Bu adımlar bize iki tane etken belirleyecektir; Bunlardan biri olduğumuz kişi, diğeri ise olmak istediğimiz kişidir. Bu iki karakter arasındaki farklılık bizim neyi neden istediğimiz ve kabul etmek istemeyip değişimine izin verdiğimiz şeyleri gösterecektir. Bu belirlenen etkenler bizim tam olarak kendi farkındalığımızdan dolayı gelişecek ve etki alanını arttıracaktır. Bu etki alanı bize Öz Farkındalığın insan hayatına ve bakış açısına nasıl etki ettiğini ön plana çıkartacak ve öz farkındalığın değişimimizde ve seçmiş olacağımız hayatımızda ne kadar büyük bir yeri olduğunu tekrardan bize gösterecektir.

Farkında olma durumunun en önemli özelliği ise sonradan geliştirilebiliyor olmasıdır. Kendimizde geliştirdiğimiz ve karakterimizde farkına vardığımız noktalar kendi öz farkındalığımızı oluşturmayı sağlar. Hayatımızın bir noktasından itibaren edinmiş olduğumuz öz farkındalıklarımız, hayatımızın geri kalanında kendimizi tanımlayabilmemizi ve bunun ışığında bir hayat tarzı seçmemizi sağlar.

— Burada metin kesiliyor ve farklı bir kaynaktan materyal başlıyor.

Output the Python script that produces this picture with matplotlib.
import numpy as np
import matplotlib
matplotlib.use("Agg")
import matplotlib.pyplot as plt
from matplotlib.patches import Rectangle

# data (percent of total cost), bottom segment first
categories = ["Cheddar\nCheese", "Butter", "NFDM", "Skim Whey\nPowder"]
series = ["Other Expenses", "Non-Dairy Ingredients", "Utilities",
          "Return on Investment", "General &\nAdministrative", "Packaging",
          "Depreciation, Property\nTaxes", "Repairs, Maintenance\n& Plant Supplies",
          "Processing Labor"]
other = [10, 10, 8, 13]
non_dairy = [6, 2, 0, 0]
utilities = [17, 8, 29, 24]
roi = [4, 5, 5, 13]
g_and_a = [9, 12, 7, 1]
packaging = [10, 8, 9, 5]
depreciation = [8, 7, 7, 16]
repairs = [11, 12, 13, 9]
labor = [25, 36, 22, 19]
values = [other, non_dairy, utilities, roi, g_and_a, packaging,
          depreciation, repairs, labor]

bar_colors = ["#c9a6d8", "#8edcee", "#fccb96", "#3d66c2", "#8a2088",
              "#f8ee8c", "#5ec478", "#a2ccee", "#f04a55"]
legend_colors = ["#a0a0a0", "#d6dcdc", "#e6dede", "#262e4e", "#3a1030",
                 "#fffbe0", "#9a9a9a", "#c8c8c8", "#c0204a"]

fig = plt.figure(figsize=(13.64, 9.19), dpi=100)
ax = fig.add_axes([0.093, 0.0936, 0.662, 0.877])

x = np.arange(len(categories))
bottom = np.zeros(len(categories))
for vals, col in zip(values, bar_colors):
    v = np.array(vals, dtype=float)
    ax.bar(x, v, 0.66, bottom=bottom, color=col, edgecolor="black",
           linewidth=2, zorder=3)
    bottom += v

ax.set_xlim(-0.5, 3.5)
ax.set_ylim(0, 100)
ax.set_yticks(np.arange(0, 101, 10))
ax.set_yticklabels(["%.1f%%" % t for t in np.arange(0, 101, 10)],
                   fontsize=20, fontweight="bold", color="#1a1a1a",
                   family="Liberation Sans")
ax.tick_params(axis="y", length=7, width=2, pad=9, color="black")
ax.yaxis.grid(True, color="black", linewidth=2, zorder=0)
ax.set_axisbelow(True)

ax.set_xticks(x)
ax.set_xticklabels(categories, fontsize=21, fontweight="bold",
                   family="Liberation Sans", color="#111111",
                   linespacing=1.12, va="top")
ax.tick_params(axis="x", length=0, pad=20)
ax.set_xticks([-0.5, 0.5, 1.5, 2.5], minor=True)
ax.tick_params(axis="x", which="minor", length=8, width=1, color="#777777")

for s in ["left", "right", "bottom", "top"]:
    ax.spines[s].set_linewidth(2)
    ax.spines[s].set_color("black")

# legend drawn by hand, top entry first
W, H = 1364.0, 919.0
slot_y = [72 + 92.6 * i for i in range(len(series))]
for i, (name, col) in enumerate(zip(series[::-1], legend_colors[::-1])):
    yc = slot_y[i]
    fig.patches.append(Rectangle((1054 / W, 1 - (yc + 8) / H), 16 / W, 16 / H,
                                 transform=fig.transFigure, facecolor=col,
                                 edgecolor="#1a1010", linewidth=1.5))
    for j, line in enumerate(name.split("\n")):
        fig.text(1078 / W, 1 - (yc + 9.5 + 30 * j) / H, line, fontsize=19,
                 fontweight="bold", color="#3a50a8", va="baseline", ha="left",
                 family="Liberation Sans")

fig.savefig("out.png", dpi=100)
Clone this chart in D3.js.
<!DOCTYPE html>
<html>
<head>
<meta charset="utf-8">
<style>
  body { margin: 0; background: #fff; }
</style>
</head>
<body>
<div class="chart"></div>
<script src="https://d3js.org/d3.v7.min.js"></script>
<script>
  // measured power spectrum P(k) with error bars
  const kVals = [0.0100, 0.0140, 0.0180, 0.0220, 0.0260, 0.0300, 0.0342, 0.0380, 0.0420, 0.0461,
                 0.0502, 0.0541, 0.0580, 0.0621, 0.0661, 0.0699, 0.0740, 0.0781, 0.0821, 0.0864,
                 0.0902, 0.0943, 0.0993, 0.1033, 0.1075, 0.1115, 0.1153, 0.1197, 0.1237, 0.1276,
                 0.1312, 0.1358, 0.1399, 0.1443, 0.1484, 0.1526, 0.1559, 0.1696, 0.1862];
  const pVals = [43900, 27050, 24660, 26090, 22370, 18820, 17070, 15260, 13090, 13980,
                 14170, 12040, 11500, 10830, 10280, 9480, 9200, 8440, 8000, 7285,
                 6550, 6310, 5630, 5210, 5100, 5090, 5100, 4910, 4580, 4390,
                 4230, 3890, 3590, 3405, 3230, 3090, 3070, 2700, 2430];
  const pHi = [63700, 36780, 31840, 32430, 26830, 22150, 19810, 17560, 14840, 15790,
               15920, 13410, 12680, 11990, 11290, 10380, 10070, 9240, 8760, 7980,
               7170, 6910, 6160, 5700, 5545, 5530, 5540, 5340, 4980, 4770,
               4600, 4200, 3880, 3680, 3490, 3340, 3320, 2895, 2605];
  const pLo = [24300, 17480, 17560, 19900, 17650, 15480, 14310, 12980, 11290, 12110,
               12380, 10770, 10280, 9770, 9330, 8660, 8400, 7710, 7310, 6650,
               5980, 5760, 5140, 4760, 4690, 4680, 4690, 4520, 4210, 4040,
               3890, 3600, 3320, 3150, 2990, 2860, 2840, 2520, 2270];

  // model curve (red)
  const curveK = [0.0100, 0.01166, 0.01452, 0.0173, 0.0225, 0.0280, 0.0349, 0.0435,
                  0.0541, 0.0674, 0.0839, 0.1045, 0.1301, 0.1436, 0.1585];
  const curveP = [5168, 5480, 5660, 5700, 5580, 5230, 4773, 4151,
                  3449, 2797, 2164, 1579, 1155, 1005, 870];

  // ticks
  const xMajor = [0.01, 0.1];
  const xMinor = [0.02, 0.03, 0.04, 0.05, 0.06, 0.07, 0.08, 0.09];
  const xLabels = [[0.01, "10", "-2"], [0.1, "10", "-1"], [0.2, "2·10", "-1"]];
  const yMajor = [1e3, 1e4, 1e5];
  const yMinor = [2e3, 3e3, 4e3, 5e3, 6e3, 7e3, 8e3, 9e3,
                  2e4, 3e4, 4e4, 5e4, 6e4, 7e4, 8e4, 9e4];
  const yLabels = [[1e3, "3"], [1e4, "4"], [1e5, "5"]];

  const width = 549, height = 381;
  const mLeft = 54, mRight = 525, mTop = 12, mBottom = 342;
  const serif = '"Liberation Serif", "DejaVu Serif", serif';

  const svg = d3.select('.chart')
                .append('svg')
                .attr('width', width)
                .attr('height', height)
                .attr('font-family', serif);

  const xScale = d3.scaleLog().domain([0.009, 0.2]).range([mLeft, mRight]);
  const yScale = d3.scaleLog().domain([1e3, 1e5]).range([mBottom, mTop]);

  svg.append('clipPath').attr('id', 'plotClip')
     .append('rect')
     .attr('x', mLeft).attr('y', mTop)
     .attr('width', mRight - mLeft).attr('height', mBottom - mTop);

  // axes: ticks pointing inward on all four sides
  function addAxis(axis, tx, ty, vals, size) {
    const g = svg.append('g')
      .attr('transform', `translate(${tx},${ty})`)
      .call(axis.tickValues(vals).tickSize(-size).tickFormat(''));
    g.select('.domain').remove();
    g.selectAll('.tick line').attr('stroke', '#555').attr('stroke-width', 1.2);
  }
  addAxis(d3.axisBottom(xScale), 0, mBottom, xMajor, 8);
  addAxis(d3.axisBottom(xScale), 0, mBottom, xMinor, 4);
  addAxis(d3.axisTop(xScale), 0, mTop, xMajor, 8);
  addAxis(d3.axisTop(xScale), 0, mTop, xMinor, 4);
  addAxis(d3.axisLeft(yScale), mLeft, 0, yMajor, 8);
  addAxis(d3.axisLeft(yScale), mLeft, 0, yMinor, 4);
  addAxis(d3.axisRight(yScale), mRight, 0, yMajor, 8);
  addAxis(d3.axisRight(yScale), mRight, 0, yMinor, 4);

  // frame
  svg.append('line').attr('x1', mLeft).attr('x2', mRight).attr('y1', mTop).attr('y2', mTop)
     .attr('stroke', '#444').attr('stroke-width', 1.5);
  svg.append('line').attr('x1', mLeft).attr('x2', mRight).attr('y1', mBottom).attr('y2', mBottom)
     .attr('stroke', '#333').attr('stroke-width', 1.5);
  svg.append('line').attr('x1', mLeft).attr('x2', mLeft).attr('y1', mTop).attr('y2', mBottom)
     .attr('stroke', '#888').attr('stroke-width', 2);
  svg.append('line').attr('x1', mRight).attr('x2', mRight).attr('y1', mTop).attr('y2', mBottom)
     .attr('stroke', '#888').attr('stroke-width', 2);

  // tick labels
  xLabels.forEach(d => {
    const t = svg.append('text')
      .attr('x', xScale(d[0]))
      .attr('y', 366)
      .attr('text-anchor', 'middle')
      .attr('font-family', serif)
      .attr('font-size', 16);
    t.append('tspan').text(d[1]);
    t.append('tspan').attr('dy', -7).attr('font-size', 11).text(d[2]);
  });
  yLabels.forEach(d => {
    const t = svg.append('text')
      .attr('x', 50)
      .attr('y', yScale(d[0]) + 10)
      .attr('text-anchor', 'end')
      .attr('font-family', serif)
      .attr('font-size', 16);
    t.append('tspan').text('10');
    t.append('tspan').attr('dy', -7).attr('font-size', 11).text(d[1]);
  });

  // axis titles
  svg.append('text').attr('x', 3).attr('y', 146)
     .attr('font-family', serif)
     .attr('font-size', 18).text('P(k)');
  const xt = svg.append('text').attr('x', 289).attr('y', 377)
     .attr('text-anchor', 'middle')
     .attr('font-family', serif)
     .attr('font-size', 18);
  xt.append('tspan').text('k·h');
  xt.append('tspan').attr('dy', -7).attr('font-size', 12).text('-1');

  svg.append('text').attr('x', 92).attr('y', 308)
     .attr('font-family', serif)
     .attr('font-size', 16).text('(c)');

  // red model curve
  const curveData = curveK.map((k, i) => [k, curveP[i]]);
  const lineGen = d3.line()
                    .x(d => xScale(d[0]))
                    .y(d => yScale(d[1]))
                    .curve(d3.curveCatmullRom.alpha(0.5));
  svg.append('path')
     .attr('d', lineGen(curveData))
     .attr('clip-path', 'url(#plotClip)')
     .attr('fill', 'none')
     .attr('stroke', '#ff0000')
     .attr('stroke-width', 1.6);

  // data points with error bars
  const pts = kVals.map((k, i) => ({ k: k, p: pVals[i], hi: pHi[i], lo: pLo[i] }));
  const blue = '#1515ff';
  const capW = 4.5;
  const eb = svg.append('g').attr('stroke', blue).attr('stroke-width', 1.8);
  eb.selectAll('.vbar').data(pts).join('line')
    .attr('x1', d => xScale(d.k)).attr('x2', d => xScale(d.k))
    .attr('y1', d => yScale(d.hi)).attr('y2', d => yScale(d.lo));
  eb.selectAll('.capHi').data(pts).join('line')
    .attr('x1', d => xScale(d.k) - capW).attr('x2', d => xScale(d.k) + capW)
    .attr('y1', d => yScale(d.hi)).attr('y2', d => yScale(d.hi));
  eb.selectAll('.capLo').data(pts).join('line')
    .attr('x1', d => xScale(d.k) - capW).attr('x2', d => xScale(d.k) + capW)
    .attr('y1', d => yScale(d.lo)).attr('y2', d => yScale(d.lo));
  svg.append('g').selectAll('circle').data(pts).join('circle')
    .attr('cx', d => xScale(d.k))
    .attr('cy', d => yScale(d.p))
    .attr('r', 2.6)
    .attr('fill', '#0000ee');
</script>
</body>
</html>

Başından itibaren anlatmak istediğim şey aslında kendimizin bir etkisi olmadan sahip olduğumuz hayat tarzını değiştirmek ve istediğimiz hayat tarzını elde edebilmek için kendimizde bir öz farkındalık geliştirmemiz gerekiyor. Ben buna kısaca ‘Start changing the things you did not create’ diyorum.